How Kamala Harris Can Win
A winning coalition for the vice president may look more like Obama’s than Biden’s.
If the Democrats nominate Vice President Kamala Harris to succeed President Joe Biden, which now seems the most probable scenario, the shift will likely force the party to accelerate the continuing transformation of its coalition.
As the nominee, Harris could alleviate Biden’s most intractable electoral problem—his erosion of the support of younger and nonwhite voters—but she could also potentially squander his greatest remaining political asset, his continuing support among older and blue-collar whites. What makes this moment so nerve-racking for Democrats is that they have no sure way of knowing whether Harris could gain more with the former groups than she might lose among the voters that Biden brought back.
I asked Joe Trippi, the Democratic strategist who managed Howard Dean’s 2004 presidential bid, whether the benefits of switching to Harris as a potential nominee are greater than the costs. “I don’t think [that] is a knowable thing,” he said.

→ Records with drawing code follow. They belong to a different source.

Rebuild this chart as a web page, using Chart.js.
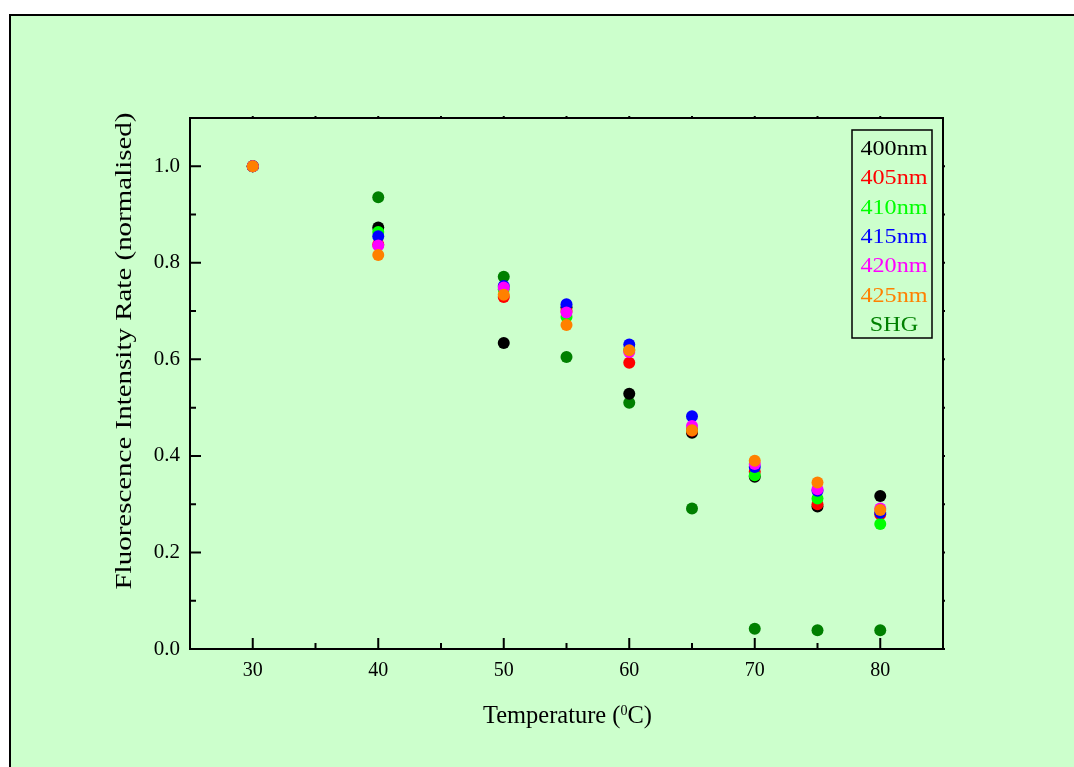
<!DOCTYPE html>
<html>
<head>
<meta charset="utf-8">
<script src="https://cdn.jsdelivr.net/npm/chart.js@4/dist/chart.umd.min.js"></script>
<style>
  html, body { margin: 0; padding: 0; background: #ffffff; }
  canvas { display: block; }
</style>
</head>
<body>
<canvas id="c" width="1074" height="767"></canvas>
<script>
// ---- data ----
const temperatures = [30, 40, 50, 55, 60, 65, 70, 75, 80];
const nm400 = [1.000, 0.873, 0.634, 0.708, 0.529, 0.448, 0.357, 0.295, 0.317];
const nm405 = [1.000, 0.838, 0.729, 0.700, 0.593, 0.452, 0.367, 0.300, 0.279];
const nm410 = [1.000, 0.864, 0.745, 0.688, 0.620, 0.455, 0.360, 0.312, 0.259];
const nm415 = [1.000, 0.855, 0.752, 0.714, 0.631, 0.482, 0.377, 0.328, 0.282];
const nm420 = [1.000, 0.836, 0.749, 0.697, 0.615, 0.462, 0.383, 0.331, 0.291];
const nm425 = [1.000, 0.816, 0.734, 0.671, 0.619, 0.453, 0.390, 0.345, 0.288];
const shg   = [1.000, 0.936, 0.771, 0.605, 0.510, 0.291, 0.042, 0.039, 0.039];
const seriesLabels = ['400nm', '405nm', '410nm', '415nm', '420nm', '425nm', 'SHG'];
const seriesColors = ['#000000', '#ff0000', '#00ff00', '#0000ff', '#ff00ff', '#ff8000', '#008000'];
const xTickValues = [30, 40, 50, 60, 70, 80];
const xMinorTicks = [35, 45, 55, 65, 75];
const yTickValues = [0.0, 0.2, 0.4, 0.6, 0.8, 1.0];
const yMinorTicks = [0.1, 0.3, 0.5, 0.7, 0.9];
const xTitle = ['Temperature (', '0', 'C)'];
const yTitle = 'Fluorescence Intensity Rate (normalised)';

const seriesValues = [nm400, nm405, nm410, nm415, nm420, nm425, shg];
// draw order: 425nm on top, SHG at the bottom
const drawOrder = [5, 4, 3, 2, 1, 0, 6];

const datasets = seriesValues.map((vals, i) => ({
  label: seriesLabels[i],
  data: temperatures.map((t, j) => ({ x: t, y: vals[j] })),
  backgroundColor: seriesColors[i],
  borderColor: seriesColors[i],
  borderWidth: 0,
  pointRadius: 6,
  pointHoverRadius: 6,
  showLine: false,
  order: drawOrder[i]
}));

const SERIF = '"Liberation Serif", "Times New Roman", "DejaVu Serif", serif';

const decor = {
  id: 'decor',
  beforeDraw(chart) {
    const ctx = chart.ctx;
    ctx.save();
    ctx.fillStyle = '#ffffff';
    ctx.fillRect(0, 0, chart.width, chart.height);
    ctx.fillStyle = '#ccffcc';
    ctx.fillRect(10, 15, chart.width - 10, chart.height - 15);
    ctx.strokeStyle = '#000000';
    ctx.lineWidth = 2;
    ctx.beginPath();
    ctx.moveTo(10, chart.height);
    ctx.lineTo(10, 15);
    ctx.lineTo(chart.width, 15);
    ctx.stroke();
    ctx.restore();
  },
  beforeDatasetsDraw(chart) {
    const ctx = chart.ctx;
    const a = chart.chartArea;
    const xs = chart.scales.x, ys = chart.scales.y;
    ctx.save();
    ctx.strokeStyle = '#000000';
    ctx.lineWidth = 2;
    ctx.strokeRect(a.left, a.top, a.right - a.left, a.bottom - a.top);
    ctx.beginPath();
    xTickValues.forEach(v => { const p = xs.getPixelForValue(v); ctx.moveTo(p, a.bottom); ctx.lineTo(p, a.bottom - 11);
      ctx.moveTo(p, a.top); ctx.lineTo(p, a.top - 2); });
    xMinorTicks.forEach(v => { const p = xs.getPixelForValue(v); ctx.moveTo(p, a.bottom); ctx.lineTo(p, a.bottom - 6);
      ctx.moveTo(p, a.top); ctx.lineTo(p, a.top - 2); });
    yTickValues.forEach(v => { const p = ys.getPixelForValue(v); ctx.moveTo(a.left, p); ctx.lineTo(a.left + 11, p);
      ctx.moveTo(a.right, p); ctx.lineTo(a.right + 2, p); });
    yMinorTicks.forEach(v => { const p = ys.getPixelForValue(v); ctx.moveTo(a.left, p); ctx.lineTo(a.left + 6, p);
      ctx.moveTo(a.right, p); ctx.lineTo(a.right + 2, p); });
    ctx.stroke();
    ctx.restore();
  },
  afterDraw(chart) {
    const ctx = chart.ctx;
    const a = chart.chartArea;
    ctx.save();
    ctx.fillStyle = '#000000';
    // y axis title, rotated and fitted to its length
    ctx.font = '23px ' + SERIF;
    const yw = ctx.measureText(yTitle).width;
    ctx.translate(125, 351);
    ctx.rotate(-Math.PI / 2);
    ctx.scale(477 / yw, 1);
    ctx.textAlign = 'center';
    ctx.textBaseline = 'middle';
    ctx.fillText(yTitle, 0, 0);
    ctx.restore();

    // x axis title with superscript
    ctx.save();
    ctx.fillStyle = '#000000';
    ctx.textBaseline = 'alphabetic';
    ctx.textAlign = 'left';
    const big = '26px ' + SERIF, small = '15px ' + SERIF;
    ctx.font = big; const w1 = ctx.measureText(xTitle[0]).width;
    ctx.font = small; const w2 = ctx.measureText(xTitle[1]).width;
    ctx.font = big; const w3 = ctx.measureText(xTitle[2]).width;
    const total = w1 + w2 + w3;
    const sx = 169 / total;
    ctx.translate(567.5, 723);
    ctx.scale(sx, 1);
    let x0 = -total / 2;
    ctx.font = big; ctx.fillText(xTitle[0], x0, 0);
    ctx.font = small; ctx.fillText(xTitle[1], x0 + w1, -8);
    ctx.font = big; ctx.fillText(xTitle[2], x0 + w1 + w2, 0);
    ctx.restore();

    // legend box
    ctx.save();
    ctx.strokeStyle = '#000000';
    ctx.lineWidth = 1.5;
    ctx.strokeRect(852, 130, 80, 208);
    ctx.font = '21px ' + SERIF;
    ctx.textAlign = 'center';
    ctx.textBaseline = 'alphabetic';
    chart.data.datasets.forEach((ds, i) => {
      ctx.save();
      ctx.fillStyle = ds.backgroundColor;
      ctx.translate(894, 155 + i * 29.3);
      ctx.scale(1.15, 1);
      ctx.fillText(ds.label, 0, 0);
      ctx.restore();
    });
    ctx.restore();
  }
};

new Chart(document.getElementById('c'), {
  type: 'scatter',
  data: { datasets },
  options: {
    responsive: false,
    animation: false,
    events: [],
    layout: { padding: { left: 0, top: 118, right: 131, bottom: 0 } },
    plugins: { legend: { display: false }, tooltip: { enabled: false } },
    scales: {
      x: {
        type: 'linear', position: 'bottom', min: 25, max: 85,
        grid: { display: false, drawTicks: false },
        border: { display: false },
        afterBuildTicks: s => { s.ticks = xTickValues.map(v => ({ value: v })); },
        afterFit: s => { s.height = 118; },
        ticks: { color: '#000000', padding: 10, maxRotation: 0, autoSkip: false,
          font: { family: SERIF, size: 20 }, callback: v => String(v) }
      },
      y: {
        type: 'linear', position: 'left', min: 0, max: 1.1,
        grid: { display: false, drawTicks: false },
        border: { display: false },
        afterBuildTicks: s => { s.ticks = yTickValues.map(v => ({ value: v })); },
        afterFit: s => { s.width = 190; },
        ticks: { color: '#000000', padding: 10, autoSkip: false,
          font: { family: SERIF, size: 21 }, callback: v => Number(v).toFixed(1) }
      }
    }
  },
  plugins: [decor]
});
</script>
</body>
</html>
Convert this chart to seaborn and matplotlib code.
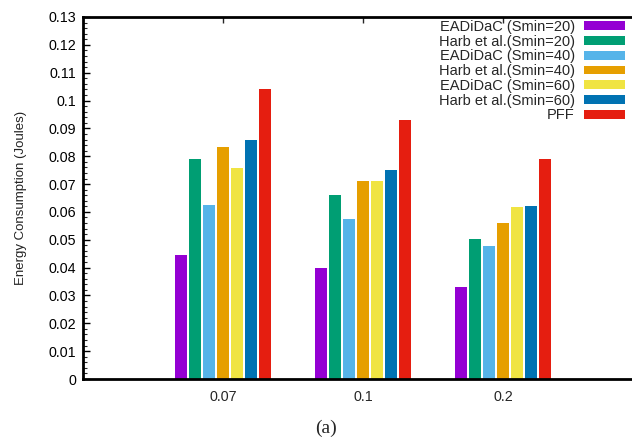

Despite that uncertainty, by the time Biden announced his withdrawal from the race yesterday, most Democratic professionals had concluded that the risks of sticking with Biden far exceeded the dangers of switching to Harris. Doubts about Harris’s ability to beat Donald Trump, considering the way her own presidential campaign sputtered in the lead-up to the 2020 Democratic primaries, were a principal reason Biden did not face more pressure to withdraw earlier, even though the polling persistently showed his reelection bid in a perilous position.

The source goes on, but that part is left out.